David Hirsch founded Hirsch Vineyards in 1980, just north of the 19th century Russian settlement of Fort Ross. The vineyards sit on the true Sonoma Coast, an American Viticultural Area (AVA) within Sonoma County that grows some of the most coveted cooler-climate Pinot Noir and Chardonnay vines in California. The grapes from Hirsch are no exception, being sold only to other wineries until the early 2000s when Hirsch started bottling his own wine. The climate of his vineyards can be unpredictable and extreme, with diverse soil compositions that differ not just across acreage, but often from yard to yard. Hence the significance of micro- and mesoclimates, for which the nature of the land has large topographic implications. Without getting any deeper into the nerdy science, it's important to keep in mind what makes the Sonoma Coast distinct from not just the rest of Sonoma County’s AVAs, but from California more broadly. This, of course, matters most when drinking the wine. Lucky for us, Hirsch Vineyards, which fully transitioned to biodynamic viticulture by 2014, imbues that wine with a keen sense of place.

Rolling hills at Hirsch Vineyards. Source:

The end result with “The Bohan-Dillon” is a seriously drinkable Pinot Noir that does not shy away from either essence or home. Sitting a pale garnet in the glass, the nose leads with a subtle oak profile, likely due to the marginal amounts of new French oak used during winemaking. Hints of violet break through as well, alongside a vibrant array of red fruits. The palate is light, with a gentle frame of oak offering silky tannins that carry through to the lengthy finish. Cherries and cranberries ride this wave, highlighted by a bright acidity coursing from the start. After a few hours of sitting open, the wine somehow gets softer and the fruit slightly more lush. Not quite as lush, however. as in much of the Pinot Noir you might find in the neighboring Russian River Valley; I suspect this wine owes its lightness and crisp acidity to its home on the cooler Sonoma Coast. The wine is dangerously good, without hiding from us its more serious depth.
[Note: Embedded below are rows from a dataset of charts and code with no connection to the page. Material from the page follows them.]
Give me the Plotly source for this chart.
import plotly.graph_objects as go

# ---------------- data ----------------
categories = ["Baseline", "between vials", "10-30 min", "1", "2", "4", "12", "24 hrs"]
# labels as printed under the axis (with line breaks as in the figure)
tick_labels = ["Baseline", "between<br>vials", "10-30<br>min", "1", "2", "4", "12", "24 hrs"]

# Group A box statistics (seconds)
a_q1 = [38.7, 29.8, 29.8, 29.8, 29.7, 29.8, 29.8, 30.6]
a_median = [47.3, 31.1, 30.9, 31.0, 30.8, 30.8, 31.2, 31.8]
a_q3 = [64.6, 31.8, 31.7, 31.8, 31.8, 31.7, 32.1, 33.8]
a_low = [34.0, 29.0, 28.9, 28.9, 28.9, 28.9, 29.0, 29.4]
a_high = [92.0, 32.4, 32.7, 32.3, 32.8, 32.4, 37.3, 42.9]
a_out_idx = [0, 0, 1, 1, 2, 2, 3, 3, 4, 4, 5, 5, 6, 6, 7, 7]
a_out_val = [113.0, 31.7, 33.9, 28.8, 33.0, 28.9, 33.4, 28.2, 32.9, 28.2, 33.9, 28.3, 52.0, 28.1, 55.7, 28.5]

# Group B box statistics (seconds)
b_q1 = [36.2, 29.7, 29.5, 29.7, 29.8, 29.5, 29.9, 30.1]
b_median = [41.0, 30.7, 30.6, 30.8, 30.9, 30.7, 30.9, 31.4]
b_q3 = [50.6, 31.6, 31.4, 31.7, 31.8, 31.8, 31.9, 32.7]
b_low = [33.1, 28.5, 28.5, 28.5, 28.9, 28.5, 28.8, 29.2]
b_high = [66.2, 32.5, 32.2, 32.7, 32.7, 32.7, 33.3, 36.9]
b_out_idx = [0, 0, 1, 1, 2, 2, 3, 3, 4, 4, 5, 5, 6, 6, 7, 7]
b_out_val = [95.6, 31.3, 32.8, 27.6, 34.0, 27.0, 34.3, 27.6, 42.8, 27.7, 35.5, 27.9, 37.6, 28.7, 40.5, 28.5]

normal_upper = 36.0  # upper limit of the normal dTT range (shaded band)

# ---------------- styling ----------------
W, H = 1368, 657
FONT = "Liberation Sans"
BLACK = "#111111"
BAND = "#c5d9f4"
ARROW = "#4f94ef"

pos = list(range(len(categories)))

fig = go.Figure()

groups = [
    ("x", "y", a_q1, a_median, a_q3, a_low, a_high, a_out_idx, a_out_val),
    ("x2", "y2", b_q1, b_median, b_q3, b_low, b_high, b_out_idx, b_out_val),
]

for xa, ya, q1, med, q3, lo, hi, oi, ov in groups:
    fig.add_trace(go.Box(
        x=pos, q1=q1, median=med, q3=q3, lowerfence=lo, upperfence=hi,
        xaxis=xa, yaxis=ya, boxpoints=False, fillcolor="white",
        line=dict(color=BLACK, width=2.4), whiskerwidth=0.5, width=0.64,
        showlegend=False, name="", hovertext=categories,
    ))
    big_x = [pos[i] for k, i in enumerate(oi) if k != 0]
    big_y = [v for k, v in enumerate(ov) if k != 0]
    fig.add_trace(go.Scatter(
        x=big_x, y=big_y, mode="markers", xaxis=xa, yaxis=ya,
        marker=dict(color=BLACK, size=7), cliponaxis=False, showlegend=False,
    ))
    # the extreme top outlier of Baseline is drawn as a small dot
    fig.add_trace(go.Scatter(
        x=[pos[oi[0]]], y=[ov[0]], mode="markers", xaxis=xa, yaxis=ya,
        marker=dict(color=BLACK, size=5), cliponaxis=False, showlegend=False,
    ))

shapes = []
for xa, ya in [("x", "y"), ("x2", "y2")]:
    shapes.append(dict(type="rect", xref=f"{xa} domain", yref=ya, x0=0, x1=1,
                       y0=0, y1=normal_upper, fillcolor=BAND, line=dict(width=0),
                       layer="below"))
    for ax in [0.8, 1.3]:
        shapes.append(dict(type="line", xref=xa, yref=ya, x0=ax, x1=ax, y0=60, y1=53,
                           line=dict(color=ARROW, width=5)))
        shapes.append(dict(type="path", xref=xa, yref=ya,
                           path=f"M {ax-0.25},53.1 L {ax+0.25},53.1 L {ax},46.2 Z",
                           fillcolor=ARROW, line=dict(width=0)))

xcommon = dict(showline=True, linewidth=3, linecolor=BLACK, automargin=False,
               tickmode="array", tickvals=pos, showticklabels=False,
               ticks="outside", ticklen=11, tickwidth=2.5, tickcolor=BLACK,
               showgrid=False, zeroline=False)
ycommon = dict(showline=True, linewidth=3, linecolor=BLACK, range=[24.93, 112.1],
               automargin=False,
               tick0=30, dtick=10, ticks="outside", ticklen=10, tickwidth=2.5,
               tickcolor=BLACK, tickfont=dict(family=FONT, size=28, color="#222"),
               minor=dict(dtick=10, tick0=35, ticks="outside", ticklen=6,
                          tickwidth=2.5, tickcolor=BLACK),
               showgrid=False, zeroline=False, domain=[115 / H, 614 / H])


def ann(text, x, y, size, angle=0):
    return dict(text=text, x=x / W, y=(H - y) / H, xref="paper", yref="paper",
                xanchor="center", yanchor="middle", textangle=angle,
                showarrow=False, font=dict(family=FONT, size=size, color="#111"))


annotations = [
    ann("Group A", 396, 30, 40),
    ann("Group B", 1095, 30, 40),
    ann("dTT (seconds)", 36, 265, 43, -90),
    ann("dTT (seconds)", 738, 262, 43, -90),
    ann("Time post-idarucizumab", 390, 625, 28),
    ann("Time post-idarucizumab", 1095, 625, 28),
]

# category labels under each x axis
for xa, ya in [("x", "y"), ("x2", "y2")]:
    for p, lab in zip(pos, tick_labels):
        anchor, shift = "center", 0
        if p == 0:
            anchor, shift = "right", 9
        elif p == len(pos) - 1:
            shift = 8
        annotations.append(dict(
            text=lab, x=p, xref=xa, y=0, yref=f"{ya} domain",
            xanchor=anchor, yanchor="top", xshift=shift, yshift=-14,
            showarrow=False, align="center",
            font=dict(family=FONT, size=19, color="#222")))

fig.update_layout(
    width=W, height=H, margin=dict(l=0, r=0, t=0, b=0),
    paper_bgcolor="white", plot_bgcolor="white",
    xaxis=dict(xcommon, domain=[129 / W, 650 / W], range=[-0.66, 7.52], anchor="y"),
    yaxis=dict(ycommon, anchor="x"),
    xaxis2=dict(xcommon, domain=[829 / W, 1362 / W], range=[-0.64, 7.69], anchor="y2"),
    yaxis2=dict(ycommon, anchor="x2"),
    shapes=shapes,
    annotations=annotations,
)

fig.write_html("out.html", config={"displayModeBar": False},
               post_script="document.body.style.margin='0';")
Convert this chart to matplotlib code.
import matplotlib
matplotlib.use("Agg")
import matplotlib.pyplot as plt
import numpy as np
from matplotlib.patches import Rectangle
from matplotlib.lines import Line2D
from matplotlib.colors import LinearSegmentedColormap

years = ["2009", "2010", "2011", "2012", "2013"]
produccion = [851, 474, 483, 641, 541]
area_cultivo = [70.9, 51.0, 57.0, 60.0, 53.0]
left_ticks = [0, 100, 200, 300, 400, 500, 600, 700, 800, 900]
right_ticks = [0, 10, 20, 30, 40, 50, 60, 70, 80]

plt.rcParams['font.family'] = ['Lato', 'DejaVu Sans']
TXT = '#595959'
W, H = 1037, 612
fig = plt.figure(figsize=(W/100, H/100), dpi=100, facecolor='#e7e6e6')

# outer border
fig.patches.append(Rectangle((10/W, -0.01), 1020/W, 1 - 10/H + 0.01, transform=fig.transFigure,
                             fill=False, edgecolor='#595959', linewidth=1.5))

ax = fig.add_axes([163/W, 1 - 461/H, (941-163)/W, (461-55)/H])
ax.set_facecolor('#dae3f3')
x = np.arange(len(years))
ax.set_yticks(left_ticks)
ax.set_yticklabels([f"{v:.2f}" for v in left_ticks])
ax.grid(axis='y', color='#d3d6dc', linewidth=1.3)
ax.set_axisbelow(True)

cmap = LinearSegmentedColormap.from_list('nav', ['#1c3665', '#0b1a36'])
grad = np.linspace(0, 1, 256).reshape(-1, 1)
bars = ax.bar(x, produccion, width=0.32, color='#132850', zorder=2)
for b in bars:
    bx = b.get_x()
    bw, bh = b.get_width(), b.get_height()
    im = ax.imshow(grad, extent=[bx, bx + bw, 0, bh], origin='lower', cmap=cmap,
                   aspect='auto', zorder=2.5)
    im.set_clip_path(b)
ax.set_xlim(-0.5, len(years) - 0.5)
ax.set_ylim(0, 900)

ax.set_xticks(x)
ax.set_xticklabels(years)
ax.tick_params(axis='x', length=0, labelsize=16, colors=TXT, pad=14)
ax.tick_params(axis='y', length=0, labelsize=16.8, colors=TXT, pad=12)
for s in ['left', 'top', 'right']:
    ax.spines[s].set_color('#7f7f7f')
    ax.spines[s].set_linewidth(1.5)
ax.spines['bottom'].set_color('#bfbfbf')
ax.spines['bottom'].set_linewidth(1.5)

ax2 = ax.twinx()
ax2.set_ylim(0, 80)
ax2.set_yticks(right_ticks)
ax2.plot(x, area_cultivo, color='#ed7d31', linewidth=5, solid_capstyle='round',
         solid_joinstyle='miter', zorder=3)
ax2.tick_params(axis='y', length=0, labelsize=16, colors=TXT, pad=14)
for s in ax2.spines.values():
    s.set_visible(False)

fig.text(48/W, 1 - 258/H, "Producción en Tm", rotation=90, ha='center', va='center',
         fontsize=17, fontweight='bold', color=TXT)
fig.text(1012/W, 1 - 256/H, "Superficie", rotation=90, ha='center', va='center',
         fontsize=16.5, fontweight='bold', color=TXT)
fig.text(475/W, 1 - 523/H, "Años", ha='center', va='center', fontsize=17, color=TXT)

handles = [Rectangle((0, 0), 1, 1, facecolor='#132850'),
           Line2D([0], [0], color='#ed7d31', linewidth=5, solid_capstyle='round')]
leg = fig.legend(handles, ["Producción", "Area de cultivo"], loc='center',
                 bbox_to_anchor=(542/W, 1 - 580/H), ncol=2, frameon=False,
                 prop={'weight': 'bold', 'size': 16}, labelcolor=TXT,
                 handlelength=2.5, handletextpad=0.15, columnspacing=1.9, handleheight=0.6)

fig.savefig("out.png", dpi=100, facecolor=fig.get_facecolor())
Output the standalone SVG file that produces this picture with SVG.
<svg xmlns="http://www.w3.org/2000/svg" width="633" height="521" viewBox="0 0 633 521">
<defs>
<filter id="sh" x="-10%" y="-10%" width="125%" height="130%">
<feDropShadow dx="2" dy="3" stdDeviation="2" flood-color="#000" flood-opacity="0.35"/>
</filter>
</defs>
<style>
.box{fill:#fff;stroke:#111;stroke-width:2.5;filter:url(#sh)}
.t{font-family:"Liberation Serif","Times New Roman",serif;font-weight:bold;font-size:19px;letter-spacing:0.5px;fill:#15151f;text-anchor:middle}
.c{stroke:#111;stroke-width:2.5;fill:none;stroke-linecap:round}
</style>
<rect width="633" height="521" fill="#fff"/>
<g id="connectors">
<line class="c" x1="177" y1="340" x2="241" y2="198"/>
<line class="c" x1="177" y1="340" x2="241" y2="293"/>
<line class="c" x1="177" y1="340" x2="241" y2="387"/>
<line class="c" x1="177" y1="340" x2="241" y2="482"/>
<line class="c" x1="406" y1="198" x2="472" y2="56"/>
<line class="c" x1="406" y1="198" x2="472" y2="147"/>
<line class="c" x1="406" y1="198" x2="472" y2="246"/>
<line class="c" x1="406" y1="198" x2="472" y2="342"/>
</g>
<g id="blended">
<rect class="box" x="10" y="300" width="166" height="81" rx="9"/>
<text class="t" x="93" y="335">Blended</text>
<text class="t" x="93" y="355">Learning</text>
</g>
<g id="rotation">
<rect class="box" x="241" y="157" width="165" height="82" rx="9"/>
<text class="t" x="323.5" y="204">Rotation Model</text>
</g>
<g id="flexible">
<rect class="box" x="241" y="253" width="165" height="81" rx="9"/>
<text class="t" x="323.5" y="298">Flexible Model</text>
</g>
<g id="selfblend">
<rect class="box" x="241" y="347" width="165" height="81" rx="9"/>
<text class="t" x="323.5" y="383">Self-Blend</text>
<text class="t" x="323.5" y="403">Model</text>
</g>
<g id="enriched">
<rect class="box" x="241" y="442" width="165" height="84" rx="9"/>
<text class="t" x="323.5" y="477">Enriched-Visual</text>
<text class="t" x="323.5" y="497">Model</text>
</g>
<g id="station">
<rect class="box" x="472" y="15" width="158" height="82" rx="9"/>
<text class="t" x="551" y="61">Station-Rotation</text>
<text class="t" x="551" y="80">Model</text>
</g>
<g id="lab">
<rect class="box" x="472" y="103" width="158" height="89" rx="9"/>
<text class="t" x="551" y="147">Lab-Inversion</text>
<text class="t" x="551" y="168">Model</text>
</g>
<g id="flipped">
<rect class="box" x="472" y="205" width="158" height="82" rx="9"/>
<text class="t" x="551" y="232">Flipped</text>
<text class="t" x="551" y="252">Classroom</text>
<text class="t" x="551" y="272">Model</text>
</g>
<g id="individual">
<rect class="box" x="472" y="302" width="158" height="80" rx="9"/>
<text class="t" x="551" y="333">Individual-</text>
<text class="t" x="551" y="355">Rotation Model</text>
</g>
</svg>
This wine from Hirsch is only one of many, many wines contributing to what is understood as the “California style” of Pinot Noir. But this is an amorphous and ever-changing idea - though it vaguely means something now, there are countless winemakers learning from every vintage and from each other to bring their wine in closer communion to the earth (and our mouths). For some, this means spurning heavy use of new oak, something that many California winemakers have been disposed to doing in recent decades. There is less barrel aging for “The Bohan Dillon” than for Hirsch’s other Pinot Noirs, which is likely why the wine resonated with me so deeply. It’s a gorgeous balance between being unabashedly Californian while pursuing something all its own. Change and tradition are forever in tension, but that’s often an opportunity for creativity. In our era of climate change, vintners the world over are having change thrust upon them whether they like it or not. Having some degree of flexibility and an eye towards both the past and the future will serve them well.